I used to date this girl who also thought that living out of a van, while traveling around the USA, wasn’t such a strange thing after all! We had an old Chevy Venture Van, certainly nothing flashy, but we could put curtains over the windows, and a small bed in the back. We drove through Washington State, Oregon, Nevada, and eventually spent the winter of 2012 in California. Christmas was spent in a town called Bishop, in the Eastern Sierras, a place with high mountains, stunning scenery, and roughneck cowboys who called us climbers ‘rock lickers’. Sure, we were strange to them, living on the cheap out of our makeshift mobile home, doing nothing but mountain sports every day. Christmas day, Steffi and I decided for a change, to head up to a stunning set of hot springs in the mountains.

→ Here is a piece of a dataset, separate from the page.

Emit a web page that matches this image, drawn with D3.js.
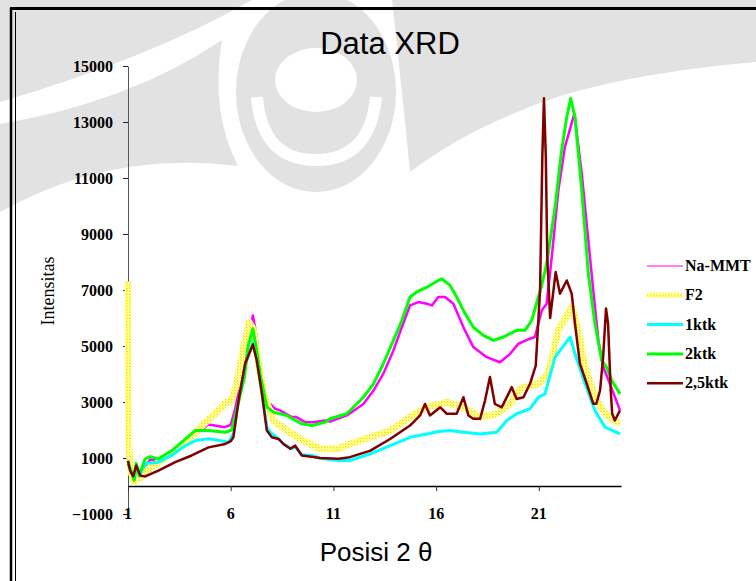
<!DOCTYPE html>
<html>
<head>
<meta charset="utf-8">
<script src="https://cdn.jsdelivr.net/npm/d3@7/dist/d3.min.js"></script>
<style>
  html, body { margin: 0; padding: 0; background: #fff; }
  svg { display: block; }
</style>
</head>
<body>
<svg id="chart" width="756" height="581"></svg>
<script>
// tick values
const xTicks = [1, 6, 11, 16, 21];
const yTicks = [-1000, 1000, 3000, 5000, 7000, 9000, 11000, 13000, 15000];

// series: [2 theta, intensity]
const naMMT = [[1, 2000], [1.15, 600], [1.3, 250], [1.4, 700], [1.55, 300], [1.8, 700], [2.1, 950], [2.5, 900],
  [3.1, 1150], [3.7, 1500], [4.3, 1850], [4.6, 2000], [4.9, 2200], [5.3, 2150], [5.7, 2100], [6.0, 2180],
  [6.2, 2700], [6.54, 3890], [6.8, 5100], [7.08, 6090], [7.25, 5400], [7.43, 4240], [7.6, 3400], [7.84, 2990],
  [8.16, 2760], [8.4, 2700], [8.97, 2460], [9.2, 2460], [9.62, 2280], [10.0, 2280], [10.6, 2340], [10.84, 2300],
  [11.65, 2520], [12.46, 2930], [12.95, 3410], [13.43, 4010], [13.92, 4840], [14.33, 5670], [14.73, 6450],
  [15.14, 6570], [15.55, 6510], [15.8, 6450], [16.1, 6750], [16.43, 6750], [16.84, 6510], [17.33, 5670],
  [17.81, 4960], [18.46, 4600], [19.11, 4420], [19.6, 4720], [20.0, 5080], [20.57, 5260], [20.81, 5320],
  [21.14, 6270], [21.38, 6510], [21.63, 8180], [21.95, 10560], [22.27, 12110], [22.73, 13300], [23.09, 11160],
  [23.41, 8770], [23.65, 6990], [23.9, 5200], [24.14, 4240], [24.46, 3650], [24.95, 2700]];

const f2 = [[1, 7300], [1.03, 1500], [1.15, 500], [1.3, 150], [1.4, 600], [1.55, 250], [1.8, 500], [2.3, 750],
  [2.97, 1100], [3.7, 1500], [4.2, 1850], [4.6, 2150], [5.24, 2580], [5.8, 2990], [6.0, 3000], [6.3, 3650],
  [6.6, 4840], [6.9, 5850], [7.1, 5600], [7.3, 4600], [7.6, 3290], [8.08, 2340], [8.73, 1980], [9.54, 1620],
  [10.35, 1330], [11.24, 1330], [11.8, 1500], [12.8, 1740], [13.76, 1980], [14.73, 2460], [15.55, 2820],
  [16.1, 2910], [16.52, 2990], [17.33, 2810], [18.14, 2460], [18.95, 2580], [19.6, 2930], [20.08, 3470],
  [20.57, 3590], [20.98, 3650], [21.46, 4010], [21.95, 5560], [22.6, 6390], [22.92, 5560], [23.25, 4240],
  [23.73, 3170], [24.22, 2580], [24.95, 2220]];

const ktk1 = [[1, 900], [1.15, 500], [1.3, 250], [1.4, 750], [1.55, 350], [1.84, 800], [2.48, 850], [3.14, 1100],
  [3.7, 1400], [4.27, 1620], [4.92, 1690], [5.5, 1620], [5.9, 1560], [6.15, 1900], [6.38, 3000], [6.7, 4300],
  [7.08, 5140], [7.27, 4500], [7.5, 3400], [7.76, 2100], [7.92, 1920], [8.3, 1700], [8.57, 1500], [8.97, 1330],
  [9.14, 1400], [9.46, 1120], [9.95, 1090], [10.35, 990], [11.24, 910], [11.8, 910], [12.8, 1150], [13.76, 1440],
  [14.73, 1740], [15.55, 1860], [16.1, 1945], [16.68, 1980], [17.33, 1920], [18.14, 1860], [18.95, 1920],
  [19.44, 2340], [19.92, 2580], [20.57, 2760], [20.98, 3170], [21.3, 3290], [21.79, 4600], [22.52, 5320],
  [22.76, 4720], [23.25, 3650], [23.73, 2700], [24.22, 2100], [24.95, 1860]];

const ktk2 = [[1, 800], [1.15, 550], [1.3, 200], [1.4, 800], [1.55, 400], [1.84, 970], [2.08, 1050], [2.48, 970],
  [3.14, 1265], [3.7, 1620], [4.27, 1980], [4.92, 1980], [5.73, 1920], [6.05, 2000], [6.2, 2460], [6.67, 3890],
  [6.85, 5000], [7.08, 5615], [7.25, 4900], [7.43, 4010], [7.76, 2820], [8.08, 2640], [8.73, 2520], [9.46, 2220],
  [9.95, 2160], [10.6, 2280], [10.84, 2400], [11.65, 2580], [12.46, 3170], [12.95, 3650], [13.43, 4365],
  [13.92, 5200], [14.33, 5910], [14.73, 6750], [15.06, 6930], [15.55, 7100], [16.1, 7340], [16.27, 7400],
  [16.68, 7165], [17.0, 6750], [17.33, 6270], [17.81, 5670], [18.3, 5380], [18.79, 5200], [19.27, 5320],
  [19.92, 5560], [20.33, 5560], [20.65, 5910], [20.98, 6750], [21.14, 7165], [21.38, 7940], [21.79, 9960],
  [22.11, 11990], [22.36, 13180], [22.55, 13840], [22.76, 13180], [23.09, 10560], [23.41, 7580], [23.73, 5800],
  [24.06, 4480], [24.3, 4240], [24.55, 3770], [24.95, 3290]];

const ktk25 = [[1, 900], [1.1, 550], [1.25, 350], [1.4, 730], [1.6, 370], [1.84, 340], [2.48, 550], [3.3, 850],
  [4.1, 1090], [4.92, 1380], [5.73, 1500], [6.0, 1600], [6.13, 1740], [6.38, 3050], [6.7, 4365], [7.08, 5055],
  [7.27, 4480], [7.5, 3410], [7.76, 1980], [8.0, 1740], [8.33, 1680], [8.57, 1500], [8.9, 1330], [9.14, 1440],
  [9.46, 1090], [10.1, 1030], [10.35, 1000], [11.24, 970], [11.8, 1030], [12.8, 1265], [13.76, 1680],
  [14.73, 2160], [15.22, 2520], [15.46, 2930], [15.7, 2520], [16.2, 2810], [16.52, 2580], [17.0, 2580],
  [17.33, 3170], [17.57, 2520], [17.81, 2400], [18.14, 2400], [18.38, 3050], [18.62, 3890], [18.86, 2930],
  [19.19, 2810], [19.52, 3290], [19.68, 3530], [19.92, 3110], [20.25, 3170], [20.57, 3650], [20.85, 4300],
  [21.06, 6990], [21.17, 11750], [21.25, 13850], [21.34, 11750], [21.41, 8180], [21.55, 6000], [21.82, 7640],
  [22.03, 6870], [22.36, 7340], [22.6, 6870], [22.76, 5800], [23.0, 4370], [23.33, 3660], [23.65, 2940],
  [23.8, 2940], [23.98, 3410], [24.13, 4600], [24.27, 6340], [24.37, 5800], [24.5, 3410], [24.57, 2590],
  [24.7, 2340], [24.95, 2700]];

const seriesNames = ['Na-MMT', 'F2', '1ktk', '2ktk', '2,5ktk'];
const seriesData = [naMMT, f2, ktk1, ktk2, ktk25];

const serif = '"Liberation Serif", "Times New Roman", serif';
const sans = '"Liberation Sans", Arial, sans-serif';

const svg = d3.select('#chart');
const defs = svg.append('defs');
// dotted yellow fill for the F2 line
const pat = defs.append('pattern')
  .attr('id', 'f2pat').attr('width', 3).attr('height', 3)
  .attr('patternUnits', 'userSpaceOnUse');
pat.append('rect').attr('width', 3).attr('height', 3).attr('fill', '#ffffe0');
pat.append('rect').attr('width', 2).attr('height', 1).attr('fill', '#ffee00');
pat.append('rect').attr('x', 1).attr('y', 1).attr('width', 2).attr('height', 1).attr('fill', '#ffff55');
pat.append('rect').attr('y', 2).attr('width', 1).attr('height', 1).attr('fill', '#ffee00');

const styles = [
  { stroke: '#ff00ff', width: 2.5, legendWidth: 1 },
  { stroke: 'url(#f2pat)', width: 7, legendWidth: 5 },
  { stroke: '#00ffff', width: 3, legendWidth: 3 },
  { stroke: '#00ff00', width: 3, legendWidth: 3 },
  { stroke: '#800000', width: 2.5, legendWidth: 2.5 },
];

// faint logo in the background
const wm = svg.append('g').attr('fill', '#e2e2e2');
wm.append('path').attr('d', 'M0,0 L252,0 Q150,58 0,102 Z');
wm.append('path').attr('d', 'M0,124 Q130,102 222,40 Q210,112 238,166 Q110,150 0,212 Z');
wm.append('ellipse').attr('cx', 316).attr('cy', 92).attr('rx', 80).attr('ry', 100);
wm.append('ellipse').attr('cx', 316).attr('cy', 80).attr('rx', 41).attr('ry', 32).attr('fill', '#fff');
wm.append('path').attr('d', 'M257,97 Q262,160 316,160 Q370,160 376,97')
  .attr('fill', 'none').attr('stroke', '#fff').attr('stroke-width', 12);
wm.append('path').attr('d', 'M392,0 L756,0 L756,62 Q640,72 560,96 Q470,126 410,172 Q402,90 392,0 Z');

const x = d3.scaleLinear().domain([1, 25]).range([128, 621]);
const y = d3.scaleLinear().domain([-1000, 15000]).range([514, 66]);

// frame
svg.append('line').attr('x1', 10).attr('x2', 756).attr('y1', 8.5).attr('y2', 8.5)
  .attr('stroke', '#000').attr('stroke-width', 3);
svg.append('line').attr('x1', 11).attr('x2', 11).attr('y1', 8).attr('y2', 581)
  .attr('stroke', '#000').attr('stroke-width', 2.5);
svg.append('line').attr('x1', 15.5).attr('x2', 15.5).attr('y1', 12).attr('y2', 581)
  .attr('stroke', '#000').attr('stroke-width', 1);

// y axis
const yAxis = svg.append('g')
  .attr('transform', `translate(${x(1)},0)`)
  .call(d3.axisLeft(y).tickValues(yTicks).tickSize(5).tickSizeOuter(0).tickPadding(10).tickFormat(d3.format('d')));
yAxis.select('.domain').attr('stroke', '#555');
yAxis.selectAll('.tick line').attr('stroke', '#222');
yAxis.selectAll('text')
  .attr('font-family', serif).attr('font-weight', 'bold').attr('font-size', 16).attr('fill', '#000');

// x axis on the zero line, labels at the bottom
const xAxis = svg.append('g')
  .attr('transform', `translate(0,${y(0)})`)
  .call(d3.axisBottom(x).tickValues(xTicks).tickSize(5).tickSizeOuter(0).tickFormat(''));
xAxis.select('.domain').attr('stroke', '#000').attr('stroke-width', 1.5);
xAxis.selectAll('.tick line').attr('stroke', '#333');

svg.append('g').selectAll('text')
  .data(xTicks)
  .join('text')
  .attr('x', d => x(d))
  .attr('y', y(-1000))
  .attr('dy', '0.32em')
  .attr('text-anchor', 'middle')
  .attr('font-family', serif).attr('font-weight', 'bold').attr('font-size', 16)
  .text(d => d);

// series
const line = d3.line().x(d => x(d[0])).y(d => y(d[1]));
svg.append('g').selectAll('path')
  .data(seriesData)
  .join('path')
  .attr('d', line)
  .attr('fill', 'none')
  .attr('stroke', (d, i) => styles[i].stroke)
  .attr('stroke-width', (d, i) => styles[i].width)
  .attr('stroke-linejoin', 'round');

// titles
svg.append('text')
  .attr('x', 390).attr('y', 54)
  .attr('text-anchor', 'middle')
  .attr('font-family', sans).attr('font-size', 31)
  .text('Data XRD');

svg.append('text')
  .attr('x', 376).attr('y', 561)
  .attr('text-anchor', 'middle')
  .attr('font-family', sans).attr('font-size', 26)
  .text('Posisi 2 \u03b8');

svg.append('text')
  .attr('transform', 'translate(54,291) rotate(-90)')
  .attr('text-anchor', 'middle')
  .attr('font-family', serif).attr('font-size', 18)
  .text('Intensitas');

// legend
const legend = svg.append('g').selectAll('g')
  .data(seriesNames)
  .join('g')
  .attr('transform', (d, i) => `translate(647,${266 + i * 29.3})`);
legend.append('line')
  .attr('x1', 0).attr('x2', 36)
  .attr('stroke', (d, i) => styles[i].stroke)
  .attr('stroke-width', (d, i) => styles[i].legendWidth);
legend.append('text')
  .attr('x', 38).attr('dy', '0.32em')
  .attr('font-family', serif).attr('font-weight', 'bold').attr('font-size', 16)
  .text(d => d);
</script>
</body>
</html>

When we arrived at the small pool, a couple was video taping themselves making love, so we decided to move on the to the next! I can’t say I blame them, the place after all has its charms. We cosied up that evening, just two squirrels in a little wanna-be camper van, completely alone under the stars surrounded by the dark jagged edges of the peaks which encircled us. Life on the road can indeed be simple, and bliss. 

I could tell you more, but there is little space. I could tell you of the time I camped on a small island beach in Vietnam with some friends, many of whom had their tents submerged by the incoming tide--the epitome of rookie mistakes! Or I could tell you about the year I was in southern Spain with a girl who I would have done anything for, including getting a job! There was the year that I celebrated Christmas in a small, idle homestay in the hills just outside Kathmandu, drinking whisky with Nepali strangers and eating Dhal Bhat (a curry and rice dish) with our hands as the Nepalis usually do. Yes, I could tell you all this, but the stories could go on for too long! 

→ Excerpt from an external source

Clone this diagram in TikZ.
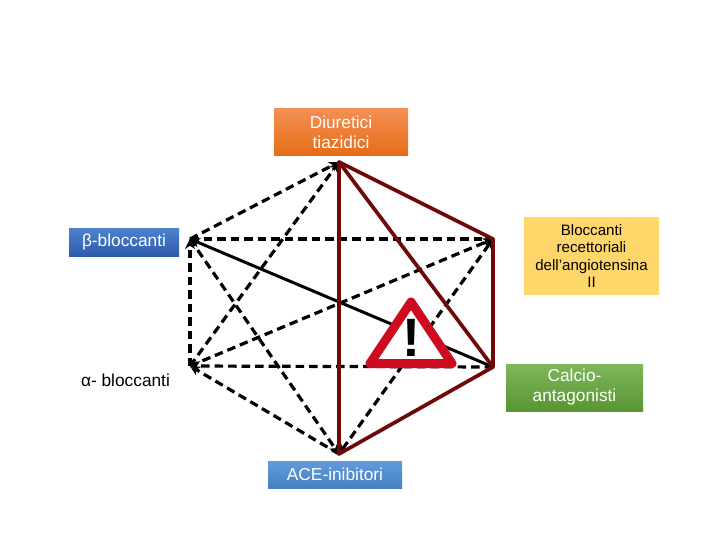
\documentclass[tikz,border=0pt]{standalone}
\usepackage{fontspec}
\setmainfont{Liberation Sans}
\usetikzlibrary{arrows.meta,positioning}
\definecolor{maroon}{RGB}{112,8,8}
\definecolor{signred}{RGB}{205,10,30}
\definecolor{postit}{RGB}{255,214,105}
\definecolor{orangetop}{RGB}{243,143,84}
\definecolor{orangelow}{RGB}{230,108,22}
\definecolor{bluetop}{RGB}{76,128,205}
\definecolor{bluelow}{RGB}{45,92,172}
\definecolor{skytop}{RGB}{96,155,220}
\definecolor{skylow}{RGB}{70,128,192}
\definecolor{greentop}{RGB}{128,182,92}
\definecolor{greenlow}{RGB}{88,150,50}

\begin{document}
\begin{tikzpicture}[x=1pt, y=-1pt, auto,
        block/.style={rectangle, align=center, inner sep=0pt, text=white, font=\fontsize{17.3}{20}\selectfont},
        orangebox/.style={block, top color=orangetop, bottom color=orangelow, minimum width=134pt, minimum height=47pt},
        bluebox/.style={block, top color=bluetop, bottom color=bluelow, minimum width=110pt, minimum height=27pt},
        skybox/.style={block, top color=skytop, bottom color=skylow, minimum width=134pt, minimum height=27pt},
        greenbox/.style={block, top color=greentop, bottom color=greenlow, minimum width=137pt, minimum height=47pt},
        yellowbox/.style={block, fill=postit, text=black, minimum width=135pt, minimum height=78pt, font=\fontsize{15.1}{17.2}\selectfont},
        link/.style={draw=black, line width=3.2pt, dash pattern=on 8.5pt off 5pt, -{Stealth[length=10pt,width=10pt]}},
        bond/.style={draw=maroon, line width=3.7pt, line cap=round, line join=round}]
        \useasboundingbox (0,0) rectangle (720,540);
        \fill[white] (0,0) rectangle (720,540);

        \node[orangebox] (diuretici) at (341,132.5) {Diuretici\\tiazidici};
        \node[bluebox] (beta) at (124,242.5) {β-bloccanti};
        \node[block, text=black] (alfa) at (125.5,380) {α- bloccanti};
        \node[yellowbox] (sartani) at (591.5,256) {Bloccanti\\recettoriali\\dell’angiotensina\\II};
        \node[greenbox] (calcio) at (574.5,387.5) {Calcio-\\antagonisti};
        \node[skybox] (ace) at (335,474.5) {ACE-inibitori};

        % corners of the hexagon
        \coordinate (top) at (339,162);
        \coordinate (upright) at (493,239);
        \coordinate (lowright) at (493,367);
        \coordinate (bottom) at (339,454);
        \coordinate (lowleft) at (190,366);
        \coordinate (upleft) at (190,239);

        \draw[link] (lowleft) -- (upleft);
        \draw[link] (upleft) -- (top);
        \draw[link] (lowleft) -- (top);
        \draw[link] (upleft) -- (upright);
        \draw[link] (lowleft) -- (upright);
        \draw[link, {Stealth[length=10pt,width=10pt]}-{Stealth[length=10pt,width=10pt]}] (bottom) -- (upright);
        \draw[link] (lowright) -- (lowleft);
        \draw[link] (upleft) -- (bottom);
        \draw[link] (bottom) -- (lowleft);
        \draw[line width=3pt, -{Stealth[length=10pt,width=10pt]}] (lowright) -- (upleft);

        \draw[bond] (top) -- (upright) -- (lowright) -- (bottom) -- (top);
        \draw[bond] (top) -- (lowright);

        % warning sign
        \coordinate (apex) at (411,302);
        \coordinate (signleft) at (370,363.5);
        \coordinate (signright) at (452,363.5);
        \draw[fill=white, draw=signred, line width=9pt, line join=round] (apex) -- (signleft) -- (signright) -- cycle;
        \node[inner sep=0pt, font=\fontsize{54}{54}\bfseries\selectfont] (mark) at (411,338) {!};
\end{tikzpicture}
\end{document}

This year, yet again, I will be alone. Living abroad always has its complications, one of which is passport renewals. So, while my passport is being renewed, I will be relegated to the UK, unable to move across borders, that simple, yet greatest luxury I can think of. The plan? Well, I reckon Scotland needs a good dosage of Canada, or maybe I need a good dosage of Scotland? No idea, but it’s one of the few places in the UK where one can ski, climb mountains, and fiercely dance with a partner in a Cèilidh (pronounced like Caley). You may want to google what a Cèilidh is--I’d say it’s like Scotland’s version of a good old fashion country and western barn dance!

Wherever you are, and whatever your plans are, I wish you the most merry of Christmas’s, from the far side of the world.